The striking changes in Dre's life are largely the result of 180 days of soul-searching last year in a Pasadena city jail cell.

The rapper was locked up for violating the probation he had received after breaking another rap producer's jaw in 1992. That charge followed a conviction for hitting a New Orleans police officer in a 1992 hotel brawl and another for slamming a female TV talk-show host into a wall at a Hollywood club in 1991.

"When I got sentenced, my mom told me that jail was going to turn out to be a blessing in disguise--and she was right," says Dre, pointing to a photo of him and his mother taped to the center of his mixing console. "I had nothing to do in there but think about how much I was screwing up.

"You see, I got wrapped up in the Dr. Dre image and all that old Hollywood B.S. You know what I'm saying: the clothes, the jewelry, the fly cars with the big sound systems pulling up in front of the clubs. But incarceration brought me down to earth and actually turned Dr. Dre back into Andre Young. It made me realize the value of my life and just how many things I needed to change."

Within months after he was released from jail, Dre left Death Row. Starting from scratch talent-wise, he brought in a fresh crew of musicians and assembled a new studio team of producers including Budda, Stu-B-Doo, Chris the Glove Taylor and Flossy P. He then signed 18 new acts, including R&B crooners Whoz Who, RC and Hands On.

Aftermath operates out of a 3,000-square-foot office in Sherman Oaks, about a mile from his main recording studio. The man whose recordings have been repeatedly criticized for misogynistic lyrics has a staff of eight--four of them women.

"I feel like black females handle their business a lot tighter than anybody on this planet," Dre says. "They have to work twice as hard to get a good position in this business. First off, because they are women. Secondly, they are black, which makes it even harder. It's amazing what these women accomplish every day. I call them Dre's angels."

Like most record company offices, the walls of Aftermath are lined with symbols of past success, including gold and platinum albums. But Dre is already focusing on the future.

And what will his post-Death Row music be like?

Fans got their first taste of what Dre has been up to on Aftermath's initial single, "East Coast/West Coast Killas," released to radio last month. It features a bicoastal quartet of rap stars with lyrics that question the wisdom of factional fighting between hip-hop cliques in New York and Los Angeles.

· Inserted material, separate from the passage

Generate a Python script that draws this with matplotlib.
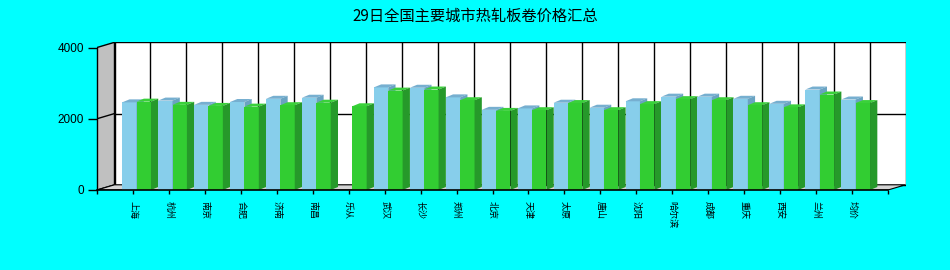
import matplotlib
matplotlib.use('Agg')
import matplotlib.pyplot as plt
from matplotlib.patches import Polygon

plt.rcParams['font.family'] = ['Noto Sans CJK SC', 'DejaVu Sans']

# Data
cities = ['上海', '杭州', '南京', '合肥', '济南', '南昌', '乐从', '武汉', '长沙', '郑州',
          '北京', '天津', '太原', '唐山', '沈阳', '哈尔滨', '成都', '重庆', '西安', '兰州', '均价']
prev_price = [2460, 2510, 2390, 2470, 2560, 2590, 0, 2880, 2870, 2600,
              2250, 2290, 2450, 2310, 2490, 2620, 2620, 2560, 2420, 2820, 2540]
curr_price = [2480, 2390, 2360, 2340, 2380, 2450, 2350, 2790, 2820, 2520,
              2220, 2240, 2440, 2240, 2410, 2550, 2520, 2380, 2320, 2680, 2440]
y_ticks = [0, 2000, 4000]
title = '29日全国主要城市热轧板卷价格汇总'

# pixel layout of the 3D box
W, H = 950, 270
px_left, px_right, px_bottom, px_top = 97, 888, 190, 47.5
n_slots = len(cities) + 1
ymax = 4000
ux = (px_right - px_left) / n_slots      # px per category
uy = (px_bottom - px_top) / ymax         # px per value unit
DX = 17.5 / ux                           # box depth in data units
DY = 5.2 / uy
BDX = 7.3 / ux                           # bar depth
BDY = 3.0 / uy

fig = plt.figure(figsize=(W / 100, H / 100), dpi=100)
fig.patch.set_facecolor('#00FFFF')
ax_w = (n_slots + DX) * ux
ax_h = (ymax + DY) * uy
ax = fig.add_axes([px_left / W, (H - px_bottom) / H, ax_w / W, ax_h / H])
ax.set_xlim(0, n_slots + DX)
ax.set_ylim(0, ymax + DY)
ax.patch.set_visible(False)
for s in ax.spines.values():
    s.set_visible(False)

# walls and floor
ax.add_patch(Polygon([(DX, DY), (n_slots + DX, DY), (n_slots + DX, ymax + DY), (DX, ymax + DY)],
                     closed=True, facecolor='white', edgecolor='black', lw=1, zorder=1))
ax.add_patch(Polygon([(0, 0), (DX, DY), (DX, ymax + DY), (0, ymax)],
                     closed=True, facecolor='#C0C0C0', edgecolor='black', lw=1, zorder=1))
ax.add_patch(Polygon([(0, 0), (n_slots, 0), (n_slots + DX, DY), (DX, DY)],
                     closed=True, facecolor='#D4D4D4', edgecolor='black', lw=0.8, zorder=1))

# grid on back wall and left wall
for k in range(1, n_slots):
    ax.plot([DX + k, DX + k], [DY, ymax + DY], color='black', lw=1, zorder=2)
for v in y_ticks[1:-1]:
    ax.plot([DX, n_slots + DX], [v + DY, v + DY], color='black', lw=1, zorder=2)
    ax.plot([0, DX], [v, v + DY], color='black', lw=1, zorder=2)


def bar3d(x0, x1, v, front, top, side):
    if v <= 0:
        return
    ax.add_patch(Polygon([(x0, 0), (x1, 0), (x1, v), (x0, v)], closed=True,
                         facecolor=front, edgecolor='none', zorder=3))
    ax.add_patch(Polygon([(x0, v), (x1, v), (x1 + BDX, v + BDY), (x0 + BDX, v + BDY)], closed=True,
                         facecolor=top, edgecolor='none', zorder=3))
    ax.add_patch(Polygon([(x1, 0), (x1 + BDX, BDY), (x1 + BDX, v + BDY), (x1, v)], closed=True,
                         facecolor=side, edgecolor='none', zorder=3))


for i, (a, b) in enumerate(zip(prev_price, curr_price)):
    k = i + 1
    bar3d(k - 0.30, k + 0.10, a, '#87CEEB', '#76AFD0', '#6AA3C2')
    bar3d(k + 0.10, k + 0.50, b, '#32CD32', '#3AD13A', '#26992A')

# front axis lines
ax.plot([0, 0], [0, ymax], color='black', lw=1, zorder=4, clip_on=False)
ax.plot([0, n_slots], [0, 0], color='black', lw=1.2, zorder=4, clip_on=False)

ax.set_yticks(y_ticks)
ax.set_yticklabels([str(v) for v in y_ticks], family='Liberation Sans', fontsize=8.5)
ax.tick_params(axis='y', length=6.5, width=1, pad=3, colors='black')

ax.set_xticks(range(0, n_slots + 1))
ax.set_xticklabels([''] + cities + [''], rotation=270, fontsize=6.5)
ax.tick_params(axis='x', length=3, width=1, pad=5, colors='black')

fig.text(0.5, 1 - 16.5 / H, title, ha='center', va='center', fontsize=11, color='black')

fig.savefig('out.png', dpi=100, facecolor=fig.get_facecolor())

The second single, "Been There, Done That," which will be released to radio this week, includes such anti-violence lyrics as:

I been there, done that

You got guns? Yo, I got straps

A million mothers on the planet Earth

Talk that hard B.S.

'Cause that's all they're worth.

The debut album, "Dr. Dre Presents the Aftermath," is a compilation that will showcase a blend of rap and R&B music featuring performances by Dre and more than a dozen new acts he recently discovered. Due Nov. 26, the collection also includes a debut single from a highly regarded Philadelphia singer-songwriter named Maurice Wilcher.

Meanwhile, Aftermath is developing a TV pilot about juvenile delinquents called "Half-Way." Dre, who has directed a number of his own videos, plans to direct the show as well as a movie about hip-hop music that he is currently writing called "Please Listen to My Demo." He'll also write the soundtracks for both projects, which he'll soon shop around Hollywood.